■ Problem to work on ■
Note each line that includes the word "this". Copy those lines.

■ Collection entries ■
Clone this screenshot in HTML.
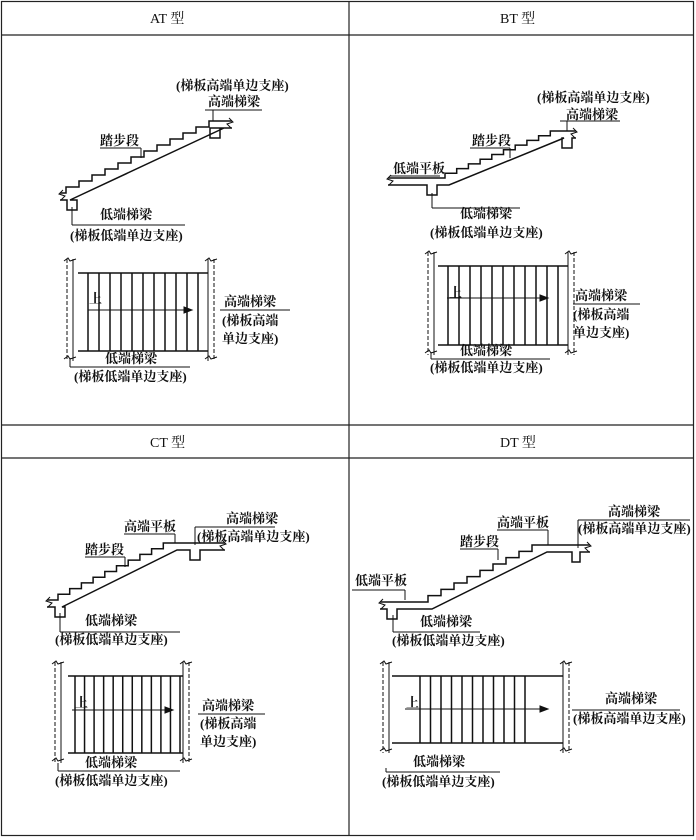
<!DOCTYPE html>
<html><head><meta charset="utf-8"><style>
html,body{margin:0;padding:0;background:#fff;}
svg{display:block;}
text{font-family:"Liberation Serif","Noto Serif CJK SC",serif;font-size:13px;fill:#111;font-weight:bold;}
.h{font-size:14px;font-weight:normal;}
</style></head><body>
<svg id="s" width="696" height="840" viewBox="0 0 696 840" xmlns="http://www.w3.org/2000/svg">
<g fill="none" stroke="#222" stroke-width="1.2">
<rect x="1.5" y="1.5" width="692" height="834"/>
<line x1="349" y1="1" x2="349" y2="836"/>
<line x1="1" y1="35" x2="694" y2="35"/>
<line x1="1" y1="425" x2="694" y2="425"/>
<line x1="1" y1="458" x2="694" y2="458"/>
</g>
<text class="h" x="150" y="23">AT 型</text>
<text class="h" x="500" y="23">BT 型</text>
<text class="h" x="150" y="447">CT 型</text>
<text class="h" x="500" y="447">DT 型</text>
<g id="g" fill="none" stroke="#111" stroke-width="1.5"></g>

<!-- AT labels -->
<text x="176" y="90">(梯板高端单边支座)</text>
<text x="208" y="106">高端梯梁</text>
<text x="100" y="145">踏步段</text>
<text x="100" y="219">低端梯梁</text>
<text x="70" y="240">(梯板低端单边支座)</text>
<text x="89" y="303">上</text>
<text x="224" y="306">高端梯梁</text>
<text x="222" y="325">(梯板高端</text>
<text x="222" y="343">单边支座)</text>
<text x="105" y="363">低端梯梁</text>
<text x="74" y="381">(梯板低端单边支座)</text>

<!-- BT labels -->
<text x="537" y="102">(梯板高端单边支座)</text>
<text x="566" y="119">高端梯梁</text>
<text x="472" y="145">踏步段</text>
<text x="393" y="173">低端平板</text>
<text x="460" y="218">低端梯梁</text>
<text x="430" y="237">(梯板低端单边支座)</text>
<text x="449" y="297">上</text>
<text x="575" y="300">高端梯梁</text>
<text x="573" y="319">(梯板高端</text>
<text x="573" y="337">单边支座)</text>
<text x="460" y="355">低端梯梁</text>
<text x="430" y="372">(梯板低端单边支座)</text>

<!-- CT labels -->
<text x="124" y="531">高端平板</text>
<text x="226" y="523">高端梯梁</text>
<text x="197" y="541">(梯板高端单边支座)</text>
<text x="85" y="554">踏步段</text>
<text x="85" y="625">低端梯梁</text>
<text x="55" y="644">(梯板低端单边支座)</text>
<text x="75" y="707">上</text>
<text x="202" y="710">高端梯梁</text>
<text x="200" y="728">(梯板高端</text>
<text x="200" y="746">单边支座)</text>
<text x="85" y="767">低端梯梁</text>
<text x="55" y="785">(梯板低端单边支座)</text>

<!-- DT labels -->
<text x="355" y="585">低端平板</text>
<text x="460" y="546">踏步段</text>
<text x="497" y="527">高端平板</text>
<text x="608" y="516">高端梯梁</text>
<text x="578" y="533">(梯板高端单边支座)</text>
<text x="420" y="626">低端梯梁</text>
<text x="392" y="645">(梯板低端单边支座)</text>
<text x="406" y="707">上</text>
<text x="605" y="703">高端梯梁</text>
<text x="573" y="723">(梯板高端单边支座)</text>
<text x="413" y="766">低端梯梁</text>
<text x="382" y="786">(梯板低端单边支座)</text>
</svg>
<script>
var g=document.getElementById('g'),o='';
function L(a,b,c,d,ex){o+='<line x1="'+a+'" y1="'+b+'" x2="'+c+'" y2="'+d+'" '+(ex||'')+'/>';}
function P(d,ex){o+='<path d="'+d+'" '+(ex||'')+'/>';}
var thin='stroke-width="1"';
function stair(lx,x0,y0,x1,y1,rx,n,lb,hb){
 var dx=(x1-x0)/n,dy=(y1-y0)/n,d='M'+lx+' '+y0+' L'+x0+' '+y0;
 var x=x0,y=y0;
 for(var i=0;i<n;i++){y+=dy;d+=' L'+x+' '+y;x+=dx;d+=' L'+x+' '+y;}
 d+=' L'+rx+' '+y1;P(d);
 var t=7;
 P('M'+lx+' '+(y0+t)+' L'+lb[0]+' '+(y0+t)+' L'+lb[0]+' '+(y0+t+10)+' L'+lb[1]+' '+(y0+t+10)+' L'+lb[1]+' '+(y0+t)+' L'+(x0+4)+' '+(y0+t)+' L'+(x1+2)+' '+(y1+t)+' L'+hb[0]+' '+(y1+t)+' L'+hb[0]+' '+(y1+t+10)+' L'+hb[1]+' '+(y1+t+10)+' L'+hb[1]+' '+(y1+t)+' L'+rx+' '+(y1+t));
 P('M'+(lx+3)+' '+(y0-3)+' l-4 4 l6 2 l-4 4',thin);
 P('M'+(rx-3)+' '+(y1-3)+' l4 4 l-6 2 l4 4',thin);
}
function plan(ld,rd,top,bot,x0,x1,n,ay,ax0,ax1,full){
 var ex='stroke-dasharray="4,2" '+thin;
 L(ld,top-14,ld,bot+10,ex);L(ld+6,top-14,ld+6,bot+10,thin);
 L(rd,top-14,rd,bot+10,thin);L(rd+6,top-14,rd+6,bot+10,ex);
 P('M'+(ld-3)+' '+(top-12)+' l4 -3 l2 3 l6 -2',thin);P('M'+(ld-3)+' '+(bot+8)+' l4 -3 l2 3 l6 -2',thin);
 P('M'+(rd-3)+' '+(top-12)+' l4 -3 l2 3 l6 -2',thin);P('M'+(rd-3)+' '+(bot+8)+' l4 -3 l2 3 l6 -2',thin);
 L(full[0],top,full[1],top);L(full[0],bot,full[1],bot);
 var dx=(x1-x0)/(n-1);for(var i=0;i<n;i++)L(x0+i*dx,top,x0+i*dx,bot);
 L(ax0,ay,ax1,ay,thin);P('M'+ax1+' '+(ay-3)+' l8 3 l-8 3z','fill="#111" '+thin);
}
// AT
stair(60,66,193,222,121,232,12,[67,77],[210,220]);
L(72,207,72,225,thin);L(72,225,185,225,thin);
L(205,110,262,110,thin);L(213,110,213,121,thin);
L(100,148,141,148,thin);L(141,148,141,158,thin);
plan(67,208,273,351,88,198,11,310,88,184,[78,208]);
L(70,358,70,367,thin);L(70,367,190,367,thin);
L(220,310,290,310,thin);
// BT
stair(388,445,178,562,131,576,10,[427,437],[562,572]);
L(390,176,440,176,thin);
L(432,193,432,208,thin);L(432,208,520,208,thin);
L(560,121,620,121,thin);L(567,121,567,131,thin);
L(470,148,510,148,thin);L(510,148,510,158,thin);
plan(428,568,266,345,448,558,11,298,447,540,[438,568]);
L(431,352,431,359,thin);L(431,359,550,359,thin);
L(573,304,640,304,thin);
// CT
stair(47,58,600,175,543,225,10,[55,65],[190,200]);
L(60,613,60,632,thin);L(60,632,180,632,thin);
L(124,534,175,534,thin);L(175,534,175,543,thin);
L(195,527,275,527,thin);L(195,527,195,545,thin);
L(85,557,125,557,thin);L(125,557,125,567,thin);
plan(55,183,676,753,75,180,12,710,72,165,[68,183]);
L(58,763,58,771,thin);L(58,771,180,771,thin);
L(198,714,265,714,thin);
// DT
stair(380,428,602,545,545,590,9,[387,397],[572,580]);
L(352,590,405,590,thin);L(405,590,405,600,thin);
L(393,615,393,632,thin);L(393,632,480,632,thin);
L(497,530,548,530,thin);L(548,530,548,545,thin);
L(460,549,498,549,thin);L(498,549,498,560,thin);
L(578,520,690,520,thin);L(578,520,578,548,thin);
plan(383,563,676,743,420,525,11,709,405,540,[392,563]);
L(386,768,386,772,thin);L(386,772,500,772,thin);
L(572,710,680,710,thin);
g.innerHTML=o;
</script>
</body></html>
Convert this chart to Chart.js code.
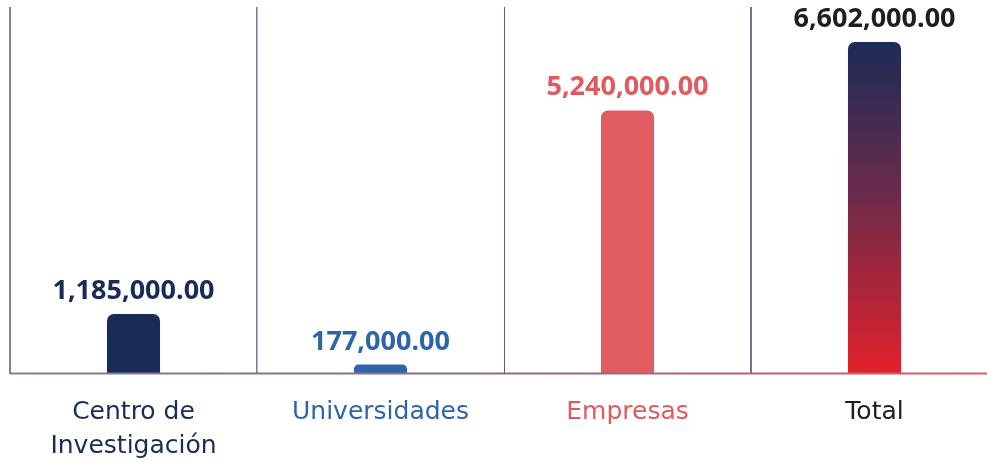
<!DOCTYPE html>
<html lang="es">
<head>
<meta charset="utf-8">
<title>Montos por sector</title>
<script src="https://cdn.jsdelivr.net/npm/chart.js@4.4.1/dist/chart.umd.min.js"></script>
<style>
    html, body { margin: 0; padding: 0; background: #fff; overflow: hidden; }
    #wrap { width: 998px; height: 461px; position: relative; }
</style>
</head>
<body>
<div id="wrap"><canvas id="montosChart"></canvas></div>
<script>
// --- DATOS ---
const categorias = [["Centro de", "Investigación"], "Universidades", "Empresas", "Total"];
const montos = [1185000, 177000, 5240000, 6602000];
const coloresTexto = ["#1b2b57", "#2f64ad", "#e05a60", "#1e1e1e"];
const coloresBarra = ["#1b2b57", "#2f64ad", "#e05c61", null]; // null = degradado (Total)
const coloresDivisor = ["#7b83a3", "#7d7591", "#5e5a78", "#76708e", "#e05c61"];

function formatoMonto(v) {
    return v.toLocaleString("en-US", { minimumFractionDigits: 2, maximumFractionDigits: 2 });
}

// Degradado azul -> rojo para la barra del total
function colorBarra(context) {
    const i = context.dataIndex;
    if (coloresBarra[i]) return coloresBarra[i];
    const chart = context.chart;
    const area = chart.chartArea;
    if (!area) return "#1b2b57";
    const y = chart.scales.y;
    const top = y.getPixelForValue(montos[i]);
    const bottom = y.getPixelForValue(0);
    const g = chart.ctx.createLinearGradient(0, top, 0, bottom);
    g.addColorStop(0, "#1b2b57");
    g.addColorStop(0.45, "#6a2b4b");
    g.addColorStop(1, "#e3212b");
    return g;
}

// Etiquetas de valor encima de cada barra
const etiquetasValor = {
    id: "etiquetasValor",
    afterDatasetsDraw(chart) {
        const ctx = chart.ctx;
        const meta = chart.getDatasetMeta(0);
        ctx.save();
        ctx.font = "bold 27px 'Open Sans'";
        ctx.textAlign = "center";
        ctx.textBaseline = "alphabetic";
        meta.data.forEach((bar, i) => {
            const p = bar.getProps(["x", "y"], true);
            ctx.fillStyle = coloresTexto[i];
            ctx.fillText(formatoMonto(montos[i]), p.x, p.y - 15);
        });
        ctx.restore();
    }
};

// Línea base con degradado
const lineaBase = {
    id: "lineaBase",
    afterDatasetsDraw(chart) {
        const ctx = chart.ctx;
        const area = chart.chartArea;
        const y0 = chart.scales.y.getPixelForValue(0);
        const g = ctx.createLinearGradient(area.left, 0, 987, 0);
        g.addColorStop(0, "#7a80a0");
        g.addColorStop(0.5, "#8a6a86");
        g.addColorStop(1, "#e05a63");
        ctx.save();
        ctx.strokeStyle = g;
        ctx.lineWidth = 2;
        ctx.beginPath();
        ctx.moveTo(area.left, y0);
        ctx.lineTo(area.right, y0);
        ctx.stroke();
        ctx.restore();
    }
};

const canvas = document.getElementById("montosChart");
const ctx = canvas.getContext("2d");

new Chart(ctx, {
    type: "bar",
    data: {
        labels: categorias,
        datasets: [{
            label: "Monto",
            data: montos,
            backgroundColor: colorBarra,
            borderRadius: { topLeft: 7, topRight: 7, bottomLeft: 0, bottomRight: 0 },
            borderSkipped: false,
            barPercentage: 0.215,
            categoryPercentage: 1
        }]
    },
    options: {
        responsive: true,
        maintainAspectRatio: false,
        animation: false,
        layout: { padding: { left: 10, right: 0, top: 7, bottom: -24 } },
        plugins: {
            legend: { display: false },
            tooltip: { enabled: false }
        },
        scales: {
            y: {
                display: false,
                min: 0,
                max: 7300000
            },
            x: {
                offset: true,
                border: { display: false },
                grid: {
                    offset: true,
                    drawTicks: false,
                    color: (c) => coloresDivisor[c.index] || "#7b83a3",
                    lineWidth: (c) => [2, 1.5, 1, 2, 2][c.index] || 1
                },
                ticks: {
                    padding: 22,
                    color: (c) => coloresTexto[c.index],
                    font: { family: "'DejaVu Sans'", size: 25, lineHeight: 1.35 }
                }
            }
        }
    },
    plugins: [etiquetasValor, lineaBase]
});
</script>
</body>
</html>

■ Problem solution ■
Clone this screenshot in HTML.
Convert this chart to Chart.js code.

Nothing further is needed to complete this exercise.